Israeli FM renews vow to crush Hamas
Israel is vowing again to destroy Hamas, rejecting calls for a cease-fire from the U.N. chief, the Palestinians and many countries at a high-level U.N. meeting and saying the war in Gaza is not merely its own but “the war of the free world.”
Israel’s Foreign Minister Eli Cohen also dismissed calls for “proportionality” in the country’s response to Hamas’ surprise attacks Oct. 7 that killed 1,400 people. More than 5,700 Palestinians have since been killed in Gaza, according to its Health Ministry.
Cohen told the U.N. Security Council the proportionate response to the Oct. 7 massacre is “a total destruction to the last one of the Hamas,” calling the extremist group “the new Nazis.”
“It is not only Israel’s right to destroy Hamas.
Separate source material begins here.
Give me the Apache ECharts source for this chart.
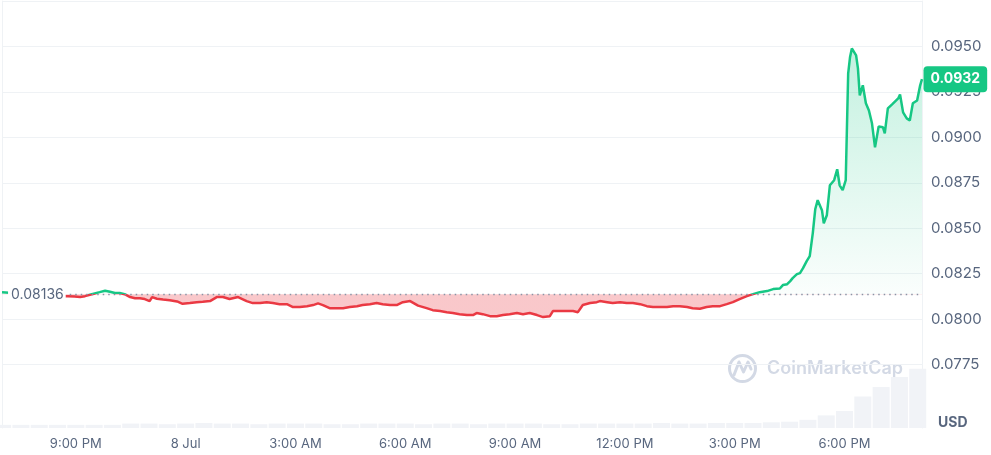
<!DOCTYPE html>
<html>
<head>
<meta charset="utf-8">
<script src="https://cdn.jsdelivr.net/npm/echarts@6/dist/echarts.min.js"></script>
<style>
html,body{margin:0;padding:0;background:#fff;}
#chart{width:991px;height:455px;}
</style>
</head>
<body>
<div id="chart"></div>
<script>
// ---- data ----
const times = [
'2024-07-07 18:59','2024-07-07 19:45','2024-07-07 20:26','2024-07-07 20:47','2024-07-07 20:58','2024-07-07 21:07','2024-07-07 21:15','2024-07-07 21:23','2024-07-07 21:31','2024-07-07 21:39',
'2024-07-07 21:48','2024-07-07 21:56','2024-07-07 22:04','2024-07-07 22:12','2024-07-07 22:20','2024-07-07 22:29','2024-07-07 22:37','2024-07-07 22:45','2024-07-07 22:53','2024-07-07 23:01',
'2024-07-07 23:05','2024-07-07 23:13','2024-07-07 23:23','2024-07-07 23:34','2024-07-07 23:46','2024-07-07 23:55','2024-07-08 00:07','2024-07-08 00:18','2024-07-08 00:28','2024-07-08 00:40',
'2024-07-08 00:51','2024-07-08 01:01','2024-07-08 01:12','2024-07-08 01:26','2024-07-08 01:40','2024-07-08 01:50','2024-07-08 02:02','2024-07-08 02:13','2024-07-08 02:23','2024-07-08 02:34',
'2024-07-08 02:46','2024-07-08 02:56','2024-07-08 03:07','2024-07-08 03:19','2024-07-08 03:29','2024-07-08 03:37','2024-07-08 03:45','2024-07-08 03:56','2024-07-08 04:08','2024-07-08 04:18',
'2024-07-08 04:29','2024-07-08 04:41','2024-07-08 04:50','2024-07-08 05:02','2024-07-08 05:13','2024-07-08 05:23','2024-07-08 05:35','2024-07-08 05:46','2024-07-08 05:56','2024-07-08 06:08',
'2024-07-08 06:21','2024-07-08 06:35','2024-07-08 06:45','2024-07-08 06:57','2024-07-08 07:08','2024-07-08 07:18','2024-07-08 07:29','2024-07-08 07:41','2024-07-08 07:51','2024-07-08 07:57',
'2024-07-08 08:07','2024-07-08 08:19','2024-07-08 08:30','2024-07-08 08:40','2024-07-08 08:51','2024-07-08 09:03','2024-07-08 09:13','2024-07-08 09:24','2024-07-08 09:36','2024-07-08 09:46',
'2024-07-08 09:57','2024-07-08 10:02','2024-07-08 10:13','2024-07-08 10:25','2024-07-08 10:35','2024-07-08 10:43','2024-07-08 10:51','2024-07-08 11:03','2024-07-08 11:14','2024-07-08 11:19',
'2024-07-08 11:31','2024-07-08 11:40','2024-07-08 11:52','2024-07-08 12:03','2024-07-08 12:13','2024-07-08 12:25','2024-07-08 12:36','2024-07-08 12:46','2024-07-08 12:57','2024-07-08 13:09',
'2024-07-08 13:19','2024-07-08 13:30','2024-07-08 13:42','2024-07-08 13:51','2024-07-08 14:03','2024-07-08 14:14','2024-07-08 14:24','2024-07-08 14:36','2024-07-08 14:47','2024-07-08 14:57',
'2024-07-08 15:08','2024-07-08 15:20','2024-07-08 15:30','2024-07-08 15:41','2024-07-08 15:53','2024-07-08 16:03','2024-07-08 16:14','2024-07-08 16:19','2024-07-08 16:26','2024-07-08 16:31',
'2024-07-08 16:35','2024-07-08 16:42','2024-07-08 16:47','2024-07-08 16:52','2024-07-08 16:58','2024-07-08 17:03','2024-07-08 17:08','2024-07-08 17:12','2024-07-08 17:16','2024-07-08 17:23',
'2024-07-08 17:26','2024-07-08 17:31','2024-07-08 17:36','2024-07-08 17:43','2024-07-08 17:48','2024-07-08 17:52','2024-07-08 17:57','2024-07-08 18:02','2024-07-08 18:06','2024-07-08 18:09',
'2024-07-08 18:12','2024-07-08 18:15','2024-07-08 18:19','2024-07-08 18:22','2024-07-08 18:25','2024-07-08 18:30','2024-07-08 18:35','2024-07-08 18:40','2024-07-08 18:45','2024-07-08 18:50',
'2024-07-08 18:56','2024-07-08 19:03','2024-07-08 19:06','2024-07-08 19:11','2024-07-08 19:18','2024-07-08 19:21','2024-07-08 19:28','2024-07-08 19:31','2024-07-08 19:36','2024-07-08 19:42',
'2024-07-08 19:47','2024-07-08 19:52','2024-07-08 19:59','2024-07-08 20:04','2024-07-08 20:07'
];
const prices = [
0.08148,0.08137,0.08126,0.08126,0.08124,0.08121,0.08126,0.08134,0.08141,0.08148,
0.08156,0.08150,0.08143,0.08143,0.08137,0.08121,0.08115,0.08115,0.08110,0.08099,
0.08121,0.08112,0.08108,0.08104,0.08097,0.08084,0.08088,0.08093,0.08095,0.08099,
0.08121,0.08121,0.08110,0.08121,0.08099,0.08088,0.08088,0.08093,0.08088,0.08082,
0.08082,0.08066,0.08066,0.08071,0.08077,0.08086,0.08077,0.08060,0.08060,0.08060,
0.08066,0.08071,0.08077,0.08082,0.08088,0.08082,0.08077,0.08077,0.08093,0.08099,
0.08074,0.08060,0.08049,0.08044,0.08038,0.08033,0.08027,0.08022,0.08022,0.08033,
0.08027,0.08016,0.08016,0.08022,0.08027,0.08033,0.08027,0.08033,0.08022,0.08011,
0.08016,0.08044,0.08044,0.08044,0.08044,0.08038,0.08077,0.08088,0.08093,0.08099,
0.08093,0.08088,0.08093,0.08088,0.08088,0.08082,0.08071,0.08066,0.08066,0.08066,
0.08071,0.08071,0.08066,0.08060,0.08057,0.08066,0.08071,0.08071,0.08082,0.08093,
0.08110,0.08126,0.08137,0.08148,0.08154,0.08165,0.08168,0.08187,0.08192,0.08209,
0.08225,0.08247,0.08253,0.08280,0.08319,0.08346,0.08473,0.08604,0.08654,0.08599,
0.08527,0.08571,0.08736,0.08764,0.08824,0.08736,0.08709,0.08764,0.09352,0.09440,
0.09489,0.09500,0.09451,0.09379,0.09231,0.09286,0.09187,0.09148,0.09077,0.08945,
0.09060,0.09055,0.09022,0.09159,0.09181,0.09170,0.09214,0.09236,0.09137,0.09104,
0.09093,0.09187,0.09203,0.09286,0.09320
];
const volumeStart = '2024-07-07 19:00';   // one bar every 30 minutes
const volumes = [
5,5,5,5,5,5,5,7,7,6,
7,8,7,7,6,7,7,7,6,6,
7,7,7,6,7,7,6,7,7,7,
6,6,7,7,7,7,8,7,7,8,
8,8,9,10,13,20,27,50,65,81,
94
];
const openPrice = 0.08136;
const lastPrice = 0.0932;
const xRange = ['2024-07-07 18:59','2024-07-08 20:07'];
const xTicks = ['2024-07-07 21:00','2024-07-08 00:00','2024-07-08 03:00','2024-07-08 06:00','2024-07-08 09:00','2024-07-08 12:00','2024-07-08 15:00','2024-07-08 18:00'];
const xTickLabels = ['9:00 PM','8 Jul','3:00 AM','6:00 AM','9:00 AM','12:00 PM','3:00 PM','6:00 PM'];
const baselineLabelStart = '2024-07-07 20:50';

// ---- helpers ----
function ts(s){
  const [d,t]=s.split(' ');
  const [Y,M,D]=d.split('-').map(Number);
  const [h,m]=t.split(':').map(Number);
  return Date.UTC(Y,M-1,D,h,m);
}
const GREEN='#16c784', RED='#ea3943', TXT='#58667e', GRIDC='#eff2f5';
const priceData = times.map((t,i)=>[ts(t),prices[i]]);
const v0 = ts(volumeStart);
const volData = volumes.map((v,i)=>[v0 + i*30*60*1000, v]);
const xMin = ts(xRange[0]), xMax = ts(xRange[1]);
const xTickVals = xTicks.map(ts);
const pMax = Math.max(...prices, openPrice), pMin = Math.min(...prices, openPrice);
const split = (pMax-openPrice)/(pMax-pMin);

const el = document.getElementById('chart');
const chart = echarts.init(el, null, {renderer:'canvas'});
const font = 'Inter, "Noto Sans", sans-serif';

function lineGradient(){
  // hard colour change exactly at the opening price, located via the axis scale
  const H = el.clientHeight;
  const yb = chart.convertToPixel({yAxisIndex:0}, openPrice);
  const f = Math.min(1, Math.max(0, yb / H));
  return new echarts.graphic.LinearGradient(0, 0, 0, H, [
    {offset:0, color:GREEN},{offset:f, color:GREEN},
    {offset:f, color:RED},{offset:1, color:RED}], true);
}

const option = {
  animation:false,
  backgroundColor:'#fff',
  textStyle:{fontFamily:font},
  grid:[
    {left:2, right:69, top:1, height:363.5},
    {left:2, right:69, top:365, height:63}
  ],
  xAxis:[
    {type:'value', gridIndex:0, min:xMin, max:xMax, scale:true,
     axisLine:{show:false}, axisTick:{show:false}, axisLabel:{show:false}, splitLine:{show:false}},
    {type:'value', gridIndex:1, min:xMin, max:xMax, scale:true,
     axisLine:{show:false}, axisTick:{show:false}, splitLine:{show:false},
     axisLabel:{customValues:xTickVals, color:TXT, fontSize:13, margin:10, fontFamily:font,
       formatter:function(v){let i=-1; xTickVals.forEach((t,k)=>{if(Math.abs(t-v)<1000) i=k;}); return i>=0?xTickLabels[i]:'';}}}
  ],
  yAxis:[
    {type:'value', gridIndex:0, position:'right', min:0.0775, max:0.0975, interval:0.0025,
     axisLine:{show:true, lineStyle:{color:GRIDC}}, axisTick:{show:false},
     splitLine:{show:true, lineStyle:{color:GRIDC, width:1}},
     axisLabel:{showMinLabel:true, showMaxLabel:false, color:TXT, fontSize:15, margin:9, fontFamily:font,
       formatter:function(v){return v.toFixed(4);}}},
    {type:'value', gridIndex:1, position:'right', min:0, max:100,
     axisLine:{show:true, lineStyle:{color:GRIDC}}, axisTick:{show:false}, axisLabel:{show:false}, splitLine:{show:false}},
    {type:'value', gridIndex:0, position:'left', min:0.0775, max:0.0975,
     axisLine:{show:true, lineStyle:{color:GRIDC}}, axisTick:{show:false}, axisLabel:{show:false}, splitLine:{show:false}},
    {type:'value', gridIndex:1, position:'left', min:0, max:100,
     axisLine:{show:true, lineStyle:{color:GRIDC}}, axisTick:{show:false}, axisLabel:{show:false}, splitLine:{show:false}}
  ],
  series:[
    {type:'bar', xAxisIndex:1, yAxisIndex:1, data:volData, barWidth:17, z:1,
     itemStyle:{color:'#f1f3f7'}},
    {type:'line', xAxisIndex:0, yAxisIndex:0, data:priceData, symbol:'none', z:3,
     lineStyle:{width:2.5, color:RED},
     areaStyle:{origin:openPrice, opacity:1, color:new echarts.graphic.LinearGradient(0,0,0,1,[
        {offset:0, color:'rgba(22,199,132,0.26)'},
        {offset:split, color:'rgba(22,199,132,0.02)'},
        {offset:split, color:'rgba(234,57,67,0.28)'},
        {offset:1, color:'rgba(234,57,67,0.28)'}])},
     markLine:{silent:true, symbol:'none', z:10, animation:false,
       lineStyle:{type:[1.5,4], color:'#8a94a6', width:1.4},
       label:{show:true, position:'start', distance:4, formatter:openPrice.toFixed(5),
         color:TXT, fontSize:14, fontFamily:font, backgroundColor:'#fff', padding:[3,2,3,3]},
       data:[
         [{coord:[ts(baselineLabelStart), openPrice]},{coord:[xMax, openPrice]}]
       ]},
     markPoint:{silent:true, symbol:'rect', symbolSize:[1,1], itemStyle:{color:'rgba(0,0,0,0)'}, z:10,
       data:[{coord:[xMax, lastPrice],
          label:{show:true, position:'right', distance:1, formatter:lastPrice.toFixed(4),
            color:'#fff', fontWeight:'bold', fontSize:14, fontFamily:font,
            backgroundColor:GREEN, borderRadius:4, padding:[5,7,5,7], lineHeight:16}}]}
    }
  ],
  graphic:[
    {type:'text', left:938, top:416, style:{text:'USD', fill:TXT, font:'bold 14px '+font}},
    {type:'circle', shape:{cx:742.5, cy:368.5, r:13}, style:{fill:'none', stroke:'#d3d9e5', lineWidth:3}, z:0},
    {type:'polyline', shape:{points:[[734,375],[739,362],[743.5,372],[748,362],[751,369]]},
     style:{fill:'none', stroke:'#d3d9e5', lineWidth:3, lineJoin:'round', lineCap:'round'}, z:0},
    {type:'text', x:767, y:368.5, style:{text:'CoinMarketCap', fill:'#d3d9e5', font:'600 18px '+font, textVerticalAlign:'middle'}, z:0}
  ]
};
chart.setOption(option);
chart.setOption({series:[{}, {lineStyle:{color:lineGradient()}}]});
</script>
</body>
</html>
It’s our duty,” he said.
Palestinian Foreign Minister Riyad al-Maliki said he came to the meeting “to stop … the ongoing massacres being deliberately and systematically and savagely perpetrated by Israel.”
“Over 2 million Palestinians are on a survival mission every day, every night,” he added.
Under international law, al-Maliki said, “it is our collective human duty to stop” the Israeli attacks and bloodshed.